Source code of charts ::

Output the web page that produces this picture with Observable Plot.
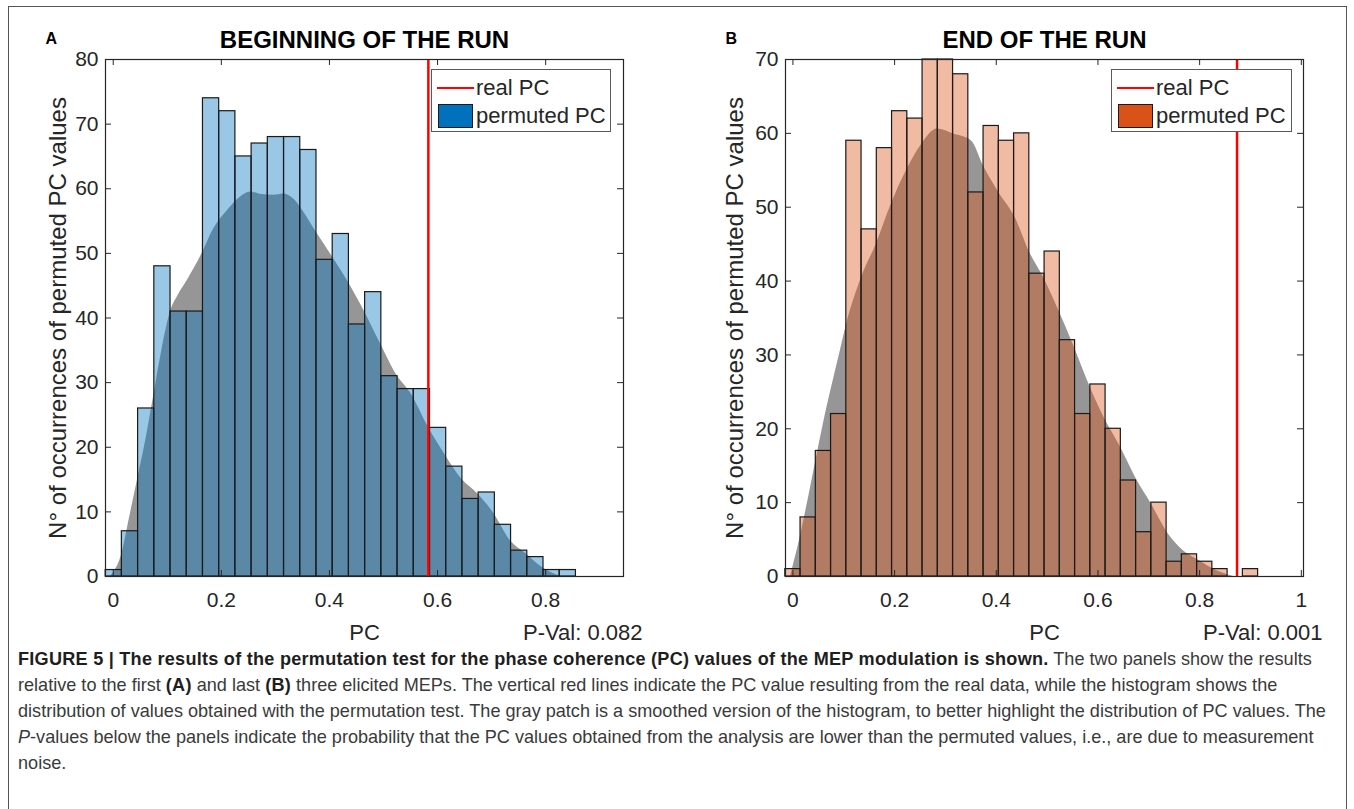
<!DOCTYPE html>
<html>
<head>
<meta charset="utf-8">
<script src="https://cdn.jsdelivr.net/npm/d3@7"></script>
<script src="https://cdn.jsdelivr.net/npm/@observablehq/plot@0.6"></script>
<style>
  html, body { margin: 0; padding: 0; background: #fff; }
  body { width: 1354px; height: 809px; position: relative; overflow: hidden; font-family: "Liberation Sans", Arial, sans-serif; }
  #frame { position: absolute; left: 8px; top: 6px; width: 1339px; height: 830px; border: 1px solid #555; box-sizing: border-box; }
  .panel { position: absolute; top: 0; }
  .panel svg { overflow: visible; }
  .legend { position: absolute; top: 69px; height: 63px; background: #fff; border: 1px solid #5a5a5a; box-sizing: border-box; font-size: 22px; color: #262626; }
  .legend .line { position: absolute; left: 5px; top: 17px; width: 37px; height: 0; border-top: 2.5px solid #ff0000; }
  .legend .patch { position: absolute; left: 6px; top: 34px; width: 33px; height: 22px; border: 1.3px solid #1a1a1a; }
  .legend .t1 { position: absolute; left: 44px; top: 5px; line-height: 26px; white-space: nowrap; }
  .legend .t2 { position: absolute; left: 44px; top: 33px; line-height: 26px; white-space: nowrap; }
  #caption { position: absolute; left: 18px; top: 646px; font-size: 18.1px; line-height: 26px; color: #3a3a3a; white-space: nowrap; }
  #caption b { color: #1e1e1e; letter-spacing: 0.25px; }
</style>
</head>
<body>
<div id="frame"></div>
<div id="panelA" class="panel" style="left:0px"></div>
<div id="panelB" class="panel" style="left:680px"></div>
<div class="legend" style="left:431px; width:180px;">
  <div class="line"></div><div class="t1">real PC</div>
  <div class="patch" style="background:#0072BD"></div><div class="t2">permuted PC</div>
</div>
<div class="legend" style="left:1111px; width:181px;">
  <div class="line"></div><div class="t1">real PC</div>
  <div class="patch" style="background:#D95319"></div><div class="t2">permuted PC</div>
</div>
<div id="caption">
<b>FIGURE 5 | The results of the permutation test for the phase coherence (PC) values of the MEP modulation is shown.</b> The two panels show the results<br>
relative to the first <b>(A)</b> and last <b>(B)</b> three elicited MEPs. The vertical red lines indicate the PC value resulting from the real data, while the histogram shows the<br>
distribution of values obtained with the permutation test. The gray patch is a smoothed version of the histogram, to better highlight the distribution of PC values. The<br>
<i>P</i>-values below the panels indicate the probability that the PC values obtained from the analysis are lower than the permuted values, i.e., are due to measurement<br>
noise.
</div>
<script>
// ---------- Panel A: beginning of the run ----------
const edgesA = [-0.014, 0.016, 0.046, 0.076, 0.106, 0.136, 0.166, 0.196, 0.226, 0.256,
  0.286, 0.316, 0.346, 0.376, 0.406, 0.436, 0.466, 0.496, 0.526, 0.556,
  0.586, 0.616, 0.646, 0.676, 0.706, 0.736, 0.766, 0.796, 0.826, 0.856];
const countsA = [1, 7, 26, 48, 41, 41, 74, 72, 65, 67, 68, 68, 66, 49, 53, 39, 44, 31, 29, 29,
  23, 17, 12, 13, 8, 4, 3, 1, 1];
const smoothXA = [-0.005, 0.0, 0.016, 0.03, 0.045, 0.06, 0.075, 0.09, 0.106, 0.12, 0.137, 0.1645,
  0.186, 0.211, 0.235, 0.254, 0.275, 0.297, 0.3155, 0.334, 0.3465, 0.374, 0.402, 0.433, 0.4636,
  0.4945, 0.522, 0.553, 0.581, 0.615, 0.6455, 0.674, 0.7045, 0.734, 0.764, 0.794, 0.822, 0.83];
const smoothYA = [0, 0.5, 3.5, 9, 15, 21, 28, 35, 41, 43.5, 45.8, 50,
  53.8, 56.6, 58.7, 59.5, 59.1, 59, 59.2, 58.4, 57.1, 53.5, 49.9, 45.8, 41.2,
  36, 31.5, 28, 23.4, 18.7, 15, 12.8, 9.7, 5.6, 3.5, 1.4, 0.2, 0];
const realPCA = 0.583;
const xTicksA = [0, 0.2, 0.4, 0.6, 0.8];
const yTicksA = [0, 10, 20, 30, 40, 50, 60, 70, 80];

// ---------- Panel B: end of the run ----------
const edgesB = [-0.015, 0.015, 0.045, 0.075, 0.105, 0.135, 0.165, 0.195, 0.225, 0.255,
  0.285, 0.315, 0.345, 0.375, 0.405, 0.435, 0.465, 0.495, 0.525, 0.555,
  0.585, 0.615, 0.645, 0.675, 0.705, 0.735, 0.765, 0.795, 0.825, 0.855, 0.885, 0.915];
const countsB = [1, 8, 17, 22, 59, 47, 58, 63, 62, 70, 70, 68, 52, 61, 59, 60, 41, 44, 32, 22,
  26, 20, 13, 6, 10, 2, 3, 2, 1, 0, 1];
const smoothXB = [-0.005, 0.0, 0.013, 0.0296, 0.049, 0.0657, 0.092, 0.105, 0.135, 0.164, 0.194,
  0.22, 0.253, 0.284, 0.3165, 0.351, 0.376, 0.405, 0.437, 0.467, 0.493, 0.523, 0.556, 0.585,
  0.6115, 0.6445, 0.677, 0.7035, 0.738, 0.768, 0.798, 0.8325, 0.867];
const smoothYB = [0, 1.3, 4.9, 10.3, 17, 22.5, 30.2, 34, 40.5, 45, 50.5,
  54.5, 58.5, 60.6, 59.9, 59, 55.4, 52, 48.6, 43.7, 40.5, 36, 30.6, 25.6,
  21.6, 17.5, 13, 10, 5.8, 3.5, 2.2, 0.8, 0];
const realPCB = 0.8736;
const xTicksB = [0, 0.2, 0.4, 0.6, 0.8, 1];
const yTicksB = [0, 10, 20, 30, 40, 50, 60, 70];

const FONT = '"Liberation Sans", Arial, sans-serif';
const AXC = "#262626";

function panel({edges, counts, sx, sy, xDomain, yDomain, xTicks, yTicks, realPC, color, title, letter, pval, ylabDx}) {
  const bins = counts.map((c, i) => ({x1: edges[i], x2: edges[i + 1], c})).filter(d => d.c > 0);
  const smooth = sx.map((x, i) => ({x, y: sy[i]}));
  const W = 660, H = 650, ml = 105, mt = 59, mr = 37, mb = 74;
  const pw = W - ml - mr, ph = H - mt - mb;
  return Plot.plot({
    width: W, height: H,
    marginLeft: ml, marginTop: mt, marginRight: mr, marginBottom: mb,
    x: {domain: xDomain},
    y: {domain: yDomain},
    style: {fontFamily: FONT, color: AXC, background: "transparent", overflow: "visible"},
    marks: [
      Plot.areaY(smooth, {x: "x", y: "y", fill: "#969696", curve: "monotone-x"}),
      Plot.rectY(bins, {x1: "x1", x2: "x2", y: "c", fill: color, fillOpacity: 0.4, stroke: "#1a1a1a", strokeWidth: 1.2}),
      Plot.ruleX([realPC], {stroke: "#ff0000", strokeWidth: 2.5}),
      Plot.tickX(xTicks, {x: d => d, insetTop: ph - 6, stroke: AXC}),
      Plot.tickX(xTicks, {x: d => d, insetBottom: ph - 6, stroke: AXC}),
      Plot.tickY(yTicks, {y: d => d, insetRight: pw - 6, stroke: AXC}),
      Plot.tickY(yTicks, {y: d => d, insetLeft: pw - 6, stroke: AXC}),
      Plot.frame({stroke: AXC, strokeWidth: 1.2}),
      Plot.axisX(xTicks, {tickSize: 0, tickPadding: 16, fontSize: 21, label: null, tickFormat: d => String(d), fill: AXC}),
      Plot.axisY(yTicks, {tickSize: 0, tickPadding: 7, fontSize: 21, label: null, tickFormat: d => String(d), fill: AXC}),
      Plot.text(["N° of occurrences of permuted PC values"], {frameAnchor: "left", rotate: -90, dx: ylabDx, textAnchor: "middle", lineAnchor: "middle", fontSize: 24, fill: AXC}),
      Plot.text(["PC"], {frameAnchor: "bottom", dy: 56, lineAnchor: "middle", fontSize: 22, fill: AXC}),
      Plot.text([pval], {frameAnchor: "bottom-right", dx: 19, dy: 56, lineAnchor: "middle", textAnchor: "end", fontSize: 22, fill: AXC}),
      Plot.text([title], {frameAnchor: "top", dy: -19, lineAnchor: "middle", fontSize: 24, fontWeight: "bold", fill: "#000"}),
      Plot.text([letter], {frameAnchor: "top-left", dx: -60, dy: -21, lineAnchor: "middle", textAnchor: "start", fontSize: 16, fontWeight: "bold", fill: "#000"})
    ]
  });
}

document.getElementById("panelA").append(panel({
  edges: edgesA, counts: countsA, sx: smoothXA, sy: smoothYA,
  xDomain: [-0.0143, 0.944], yDomain: [0, 80], xTicks: xTicksA, yTicks: yTicksA,
  realPC: realPCA, color: "#0072BD", title: "BEGINNING OF THE RUN", letter: "A",
  pval: "P-Val: 0.082", ylabDx: -47.5
}));
document.getElementById("panelB").append(panel({
  edges: edgesB, counts: countsB, sx: smoothXB, sy: smoothYB,
  xDomain: [-0.0146, 1.0043], yDomain: [0, 70], xTicks: xTicksB, yTicks: yTicksB,
  realPC: realPCB, color: "#D95319", title: "END OF THE RUN", letter: "B",
  pval: "P-Val: 0.001", ylabDx: -50.6
}));
</script>
</body>
</html>
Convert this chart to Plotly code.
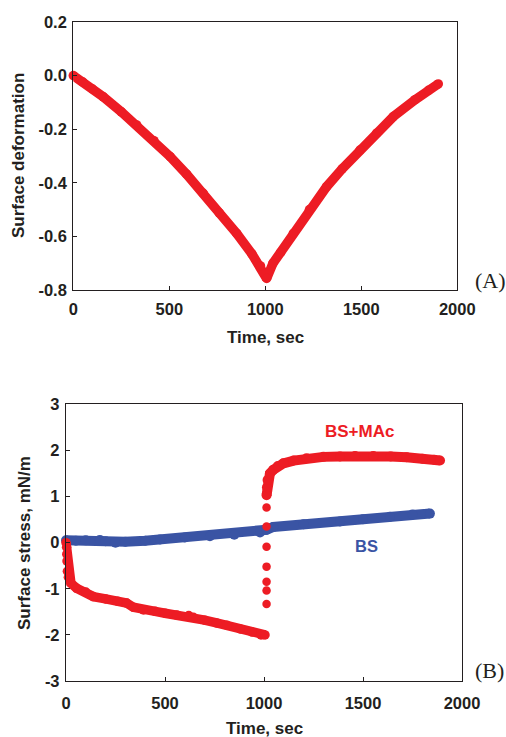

Goal ::
Search the data above for the string "this" and return every line that has it.

Expected answer ::
Output the web page that produces this picture with Observable Plot.
Convert this chart to Plotly code.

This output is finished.